I wrote a sorta lengthy post on my bluejacky blog a few years ago called “Synchronicity, Suicide, and the Eyes” –> There comes a point where we ask ourselves if being here on this planet is more about us being worth the air we breathe. It’s important that we get past that yawning black cavern of self pity and see the light around us. Even with full blown suck, I’m so glad I got the chance to be here.

Chronic Illness or Invisible Illness Awareness Week, whatever you want to call it, I’m glad another group is ganging up on the public because there really does need to be more thought out there about stuff all around us that we might shrug off or take for granted. For instance, I have difficulty pulling or pushing doors open in public buildings, so I need the little handicap button thingy. One year I had a lot of difficulty moving quickly and got smashed in a door in a big beautiful bank because the button was so far away from the door that even an able bodied person without pain would have to walk quickly. It hurt real bad and I cried. It was mortifying and embarrassing and brought all the wrong kinds of attention. There is no dignity in being bruised up by an automatic door on a day you can barely keep it together in the first place to run your errands. So yes, I think Awareness Week is fab and helpful and whatever.

But I’m just saying that we’ll get more awareness if we aren’t hateful and crabby and snotty about it. It’s important to remember that we are ALL human, and that we ALL need to be kind and good at communicating. Maybe it’s not fair that some of us have to do it through a fuzzy static of crap, but other people will listen better if we can be cool about it.

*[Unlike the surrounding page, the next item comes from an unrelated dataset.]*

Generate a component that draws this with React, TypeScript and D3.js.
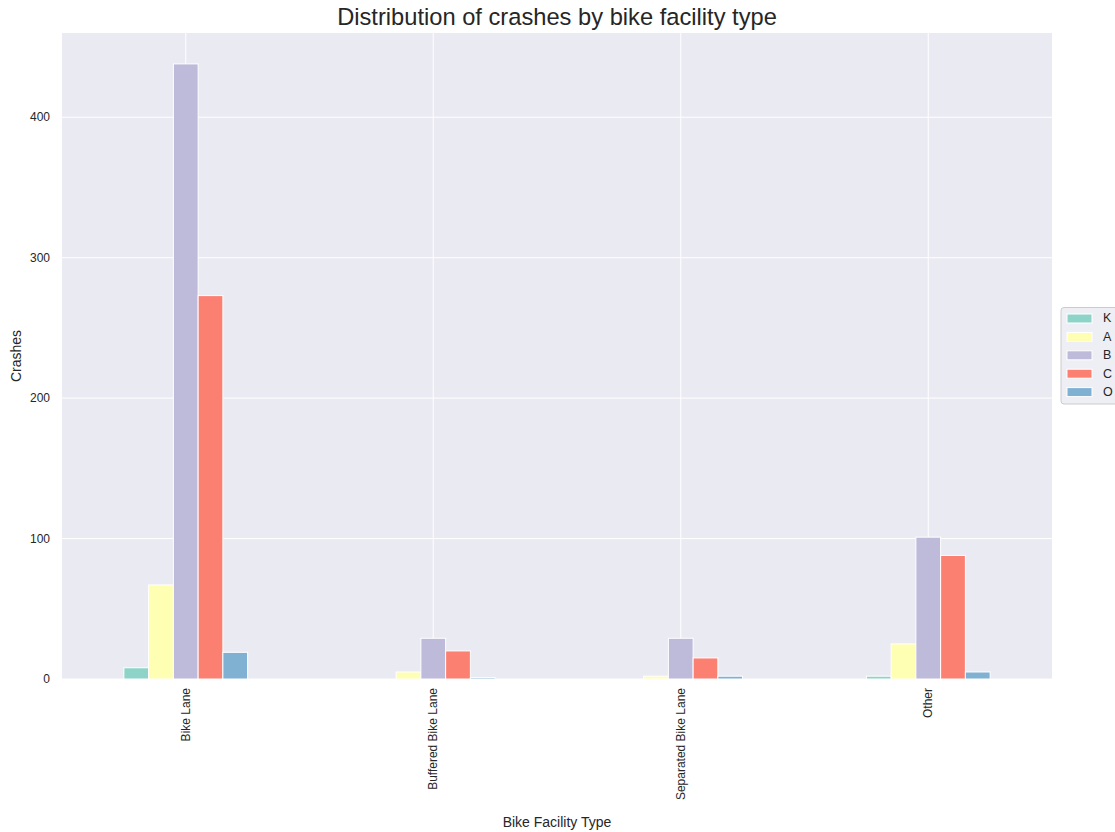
import React from "react";
import * as d3 from "d3";

const categories = ["Bike Lane", "Buffered Bike Lane", "Separated Bike Lane", "Other"];
const seriesNames = ["K", "A", "B", "C", "O"];
const seriesK = [8, 0, 0, 2];
const seriesA = [67, 5, 2, 25];
const seriesB = [438, 29, 29, 101];
const seriesC = [273, 20, 15, 88];
const seriesO = [19, 1, 2, 5];
const seriesColors = ["#8dd3c7", "#ffffb3", "#bebada", "#fb8072", "#80b1d3"];
const yTicks = [0, 100, 200, 300, 400];

const W = 1115;
const H = 832;
const left = 62;
const right = 1052;
const top = 33;
const bottom = 679;
const FONT = "'Liberation Sans', Arial, Helvetica, sans-serif";

export default function App() {
  const series = [seriesK, seriesA, seriesB, seriesC, seriesO];
  const x = d3.scaleLinear().domain([-0.5, categories.length - 0.5]).range([left, right]);
  const y = d3.scaleLinear().domain([0, 460]).range([bottom, top]);
  const barW = 0.1;

  return (
    <svg width={W} height={H} style={{ position: "absolute", left: 0, top: 0, background: "#fff" }}>
      <rect x={left} y={top} width={right - left} height={bottom - top} fill="#eaeaf2" />
      {yTicks.map((t) => (
        <line key={"gy" + t} x1={left} x2={right} y1={y(t)} y2={y(t)} stroke="#fff" strokeWidth={1} />
      ))}
      {categories.map((c, i) => (
        <line key={"gx" + i} x1={x(i)} x2={x(i)} y1={top} y2={bottom} stroke="#fff" strokeWidth={1} />
      ))}
      {series.map((vals, s) =>
        vals.map((v, i) => {
          const x0 = x(i - 0.25 + s * barW);
          const x1 = x(i - 0.25 + (s + 1) * barW);
          return (
            <rect
              key={s + "-" + i}
              x={x0}
              y={y(v)}
              width={x1 - x0}
              height={y(0) - y(v)}
              fill={seriesColors[s]}
              stroke="#fff"
              strokeWidth={1}
            />
          );
        })
      )}
      {yTicks.map((t) => (
        <text key={"ty" + t} x={left - 12} y={y(t)} dy="0.35em" textAnchor="end" fontFamily={FONT} fontSize={12} fill="#262626">
          {t}
        </text>
      ))}
      {categories.map((c, i) => (
        <text
          key={"tx" + i}
          transform={`translate(${x(i)},${bottom + 9}) rotate(-90)`}
          textAnchor="end"
          dy="0.35em"
          fontFamily={FONT}
          fontSize={12}
          fill="#262626"
        >
          {c}
        </text>
      ))}
      <text x={(left + right) / 2} y={25} textAnchor="middle" fontFamily={FONT} fontSize={23.7} fill="#262626">
        Distribution of crashes by bike facility type
      </text>
      <text x={(left + right) / 2} y={827} textAnchor="middle" fontFamily={FONT} fontSize={14} fill="#262626">
        Bike Facility Type
      </text>
      <text transform={`translate(21,${(top + bottom) / 2}) rotate(-90)`} textAnchor="middle" fontFamily={FONT} fontSize={14} fill="#262626">
        Crashes
      </text>
      <g>
        <rect x={1061} y={307.5} width={70} height={96.5} rx={3} fill="#eaeaf2" fillOpacity={0.8} stroke="#cccccc" strokeWidth={1} />
        {seriesNames.map((n, s) => (
          <g key={"lg" + n} transform={`translate(0,${318 + s * 18.4})`}>
            <rect x={1067} y={-4} width={25} height={9} fill={seriesColors[s]} stroke="#fff" strokeWidth={1} />
            <text x={1103} y={0} dy="0.35em" fontFamily={FONT} fontSize={12.5} fill="#262626">
              {n}
            </text>
          </g>
        ))}
      </g>
    </svg>
  );
}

It’s very hard sometimes to be nice when everything sux and it’s overwhelming your brain. I know other people can find me a little shocking on bad days. So my contribution to Invisible Illness Awareness Week is to beg the public to please not take me personally, please blow my crabbiness off when the suckiness is taking me down, please forgive me for seeming like a jerk when I react to something minor, please understand that underneath my reaction is my horrified recoil when I look at myself and then the overwhelming depression that I’m ugly when I suck. I want very much to be wonderful and sweet and for you to like me, but some days that feels almost impossible. So please love me anyway, even when I suck.